Task instructions: Repeat, exactly and only, the lines from the beginning of the data through the line with "tx.textContent=yTickLabels[k];". Pictures are left out.

Given material:
========================================================================
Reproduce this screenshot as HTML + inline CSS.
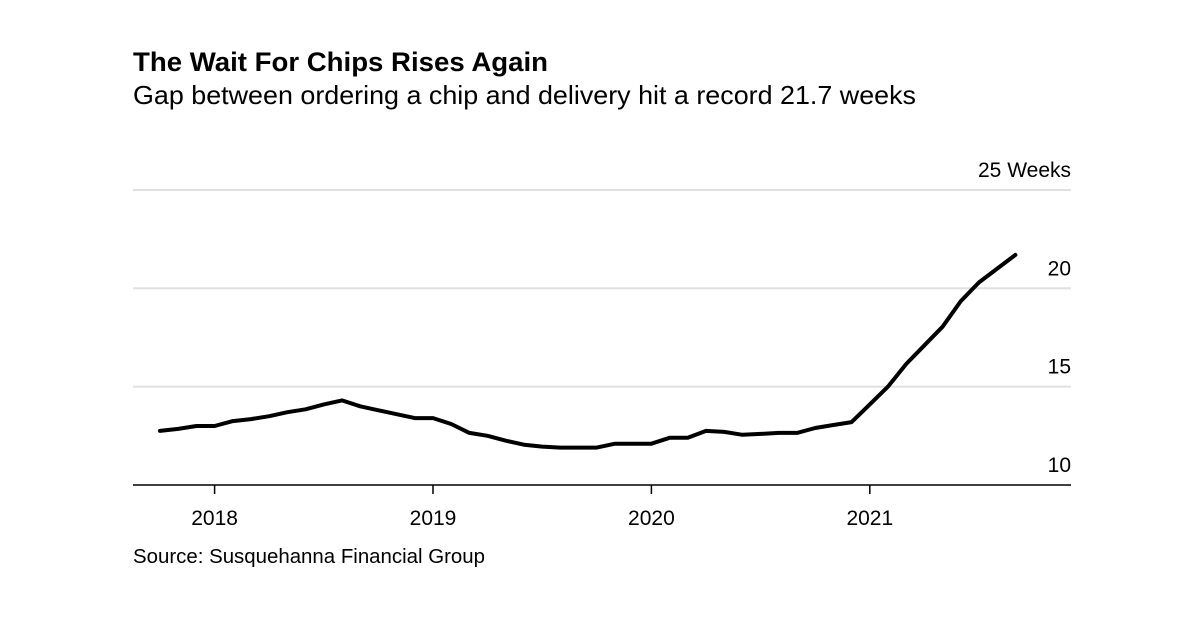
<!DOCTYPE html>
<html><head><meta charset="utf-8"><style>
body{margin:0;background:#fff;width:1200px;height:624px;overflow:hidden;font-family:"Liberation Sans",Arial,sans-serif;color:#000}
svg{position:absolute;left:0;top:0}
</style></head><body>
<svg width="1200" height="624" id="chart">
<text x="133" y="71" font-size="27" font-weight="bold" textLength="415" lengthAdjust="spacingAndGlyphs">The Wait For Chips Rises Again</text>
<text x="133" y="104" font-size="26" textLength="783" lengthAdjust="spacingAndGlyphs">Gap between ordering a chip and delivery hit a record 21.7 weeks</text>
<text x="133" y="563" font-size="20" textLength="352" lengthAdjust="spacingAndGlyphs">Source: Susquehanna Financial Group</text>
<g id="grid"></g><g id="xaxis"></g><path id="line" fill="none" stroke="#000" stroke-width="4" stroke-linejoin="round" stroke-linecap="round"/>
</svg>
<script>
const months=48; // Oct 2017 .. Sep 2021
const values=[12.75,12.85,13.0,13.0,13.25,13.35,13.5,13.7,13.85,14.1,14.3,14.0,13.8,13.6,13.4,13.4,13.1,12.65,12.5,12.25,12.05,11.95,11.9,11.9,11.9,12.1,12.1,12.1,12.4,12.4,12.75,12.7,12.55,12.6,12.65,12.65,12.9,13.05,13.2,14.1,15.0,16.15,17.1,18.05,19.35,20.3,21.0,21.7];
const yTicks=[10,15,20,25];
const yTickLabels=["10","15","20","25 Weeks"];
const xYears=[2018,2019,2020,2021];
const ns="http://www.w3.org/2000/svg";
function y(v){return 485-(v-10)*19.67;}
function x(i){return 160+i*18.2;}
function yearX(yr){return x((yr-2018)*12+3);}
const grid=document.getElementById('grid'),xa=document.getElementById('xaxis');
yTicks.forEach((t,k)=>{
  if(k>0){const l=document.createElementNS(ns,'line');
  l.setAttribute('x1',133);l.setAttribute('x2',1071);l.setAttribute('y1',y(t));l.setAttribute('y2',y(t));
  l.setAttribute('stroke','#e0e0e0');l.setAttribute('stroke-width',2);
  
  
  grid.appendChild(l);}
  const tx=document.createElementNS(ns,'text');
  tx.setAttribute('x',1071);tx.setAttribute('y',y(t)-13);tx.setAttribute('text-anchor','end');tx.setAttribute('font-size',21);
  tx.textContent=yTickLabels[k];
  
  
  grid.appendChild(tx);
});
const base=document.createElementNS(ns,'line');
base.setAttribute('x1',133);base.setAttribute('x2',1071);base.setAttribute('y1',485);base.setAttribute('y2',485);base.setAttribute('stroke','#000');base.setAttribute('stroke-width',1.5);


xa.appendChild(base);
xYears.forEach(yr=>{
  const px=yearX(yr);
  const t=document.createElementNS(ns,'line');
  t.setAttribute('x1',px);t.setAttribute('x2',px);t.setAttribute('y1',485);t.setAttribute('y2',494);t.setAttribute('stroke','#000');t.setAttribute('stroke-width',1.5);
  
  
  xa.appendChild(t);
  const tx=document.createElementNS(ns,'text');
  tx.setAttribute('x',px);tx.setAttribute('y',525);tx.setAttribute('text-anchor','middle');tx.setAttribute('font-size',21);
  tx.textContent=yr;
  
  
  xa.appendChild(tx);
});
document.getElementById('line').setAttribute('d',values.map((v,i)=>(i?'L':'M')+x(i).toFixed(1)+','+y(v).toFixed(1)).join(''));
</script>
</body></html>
========================================================================
Answer to the task:
Reproduce this screenshot as HTML + inline CSS.
<!DOCTYPE html>
<html><head><meta charset="utf-8"><style>
body{margin:0;background:#fff;width:1200px;height:624px;overflow:hidden;font-family:"Liberation Sans",Arial,sans-serif;color:#000}
svg{position:absolute;left:0;top:0}
</style></head><body>
<svg width="1200" height="624" id="chart">
<text x="133" y="71" font-size="27" font-weight="bold" textLength="415" lengthAdjust="spacingAndGlyphs">The Wait For Chips Rises Again</text>
<text x="133" y="104" font-size="26" textLength="783" lengthAdjust="spacingAndGlyphs">Gap between ordering a chip and delivery hit a record 21.7 weeks</text>
<text x="133" y="563" font-size="20" textLength="352" lengthAdjust="spacingAndGlyphs">Source: Susquehanna Financial Group</text>
<g id="grid"></g><g id="xaxis"></g><path id="line" fill="none" stroke="#000" stroke-width="4" stroke-linejoin="round" stroke-linecap="round"/>
</svg>
<script>
const months=48; // Oct 2017 .. Sep 2021
const values=[12.75,12.85,13.0,13.0,13.25,13.35,13.5,13.7,13.85,14.1,14.3,14.0,13.8,13.6,13.4,13.4,13.1,12.65,12.5,12.25,12.05,11.95,11.9,11.9,11.9,12.1,12.1,12.1,12.4,12.4,12.75,12.7,12.55,12.6,12.65,12.65,12.9,13.05,13.2,14.1,15.0,16.15,17.1,18.05,19.35,20.3,21.0,21.7];
const yTicks=[10,15,20,25];
const yTickLabels=["10","15","20","25 Weeks"];
const xYears=[2018,2019,2020,2021];
const ns="http://www.w3.org/2000/svg";
function y(v){return 485-(v-10)*19.67;}
function x(i){return 160+i*18.2;}
function yearX(yr){return x((yr-2018)*12+3);}
const grid=document.getElementById('grid'),xa=document.getElementById('xaxis');
yTicks.forEach((t,k)=>{
  if(k>0){const l=document.createElementNS(ns,'line');
  l.setAttribute('x1',133);l.setAttribute('x2',1071);l.setAttribute('y1',y(t));l.setAttribute('y2',y(t));
  l.setAttribute('stroke','#e0e0e0');l.setAttribute('stroke-width',2);
  
  
  grid.appendChild(l);}
  const tx=document.createElementNS(ns,'text');
  tx.setAttribute('x',1071);tx.setAttribute('y',y(t)-13);tx.setAttribute('text-anchor','end');tx.setAttribute('font-size',21);
  tx.textContent=yTickLabels[k];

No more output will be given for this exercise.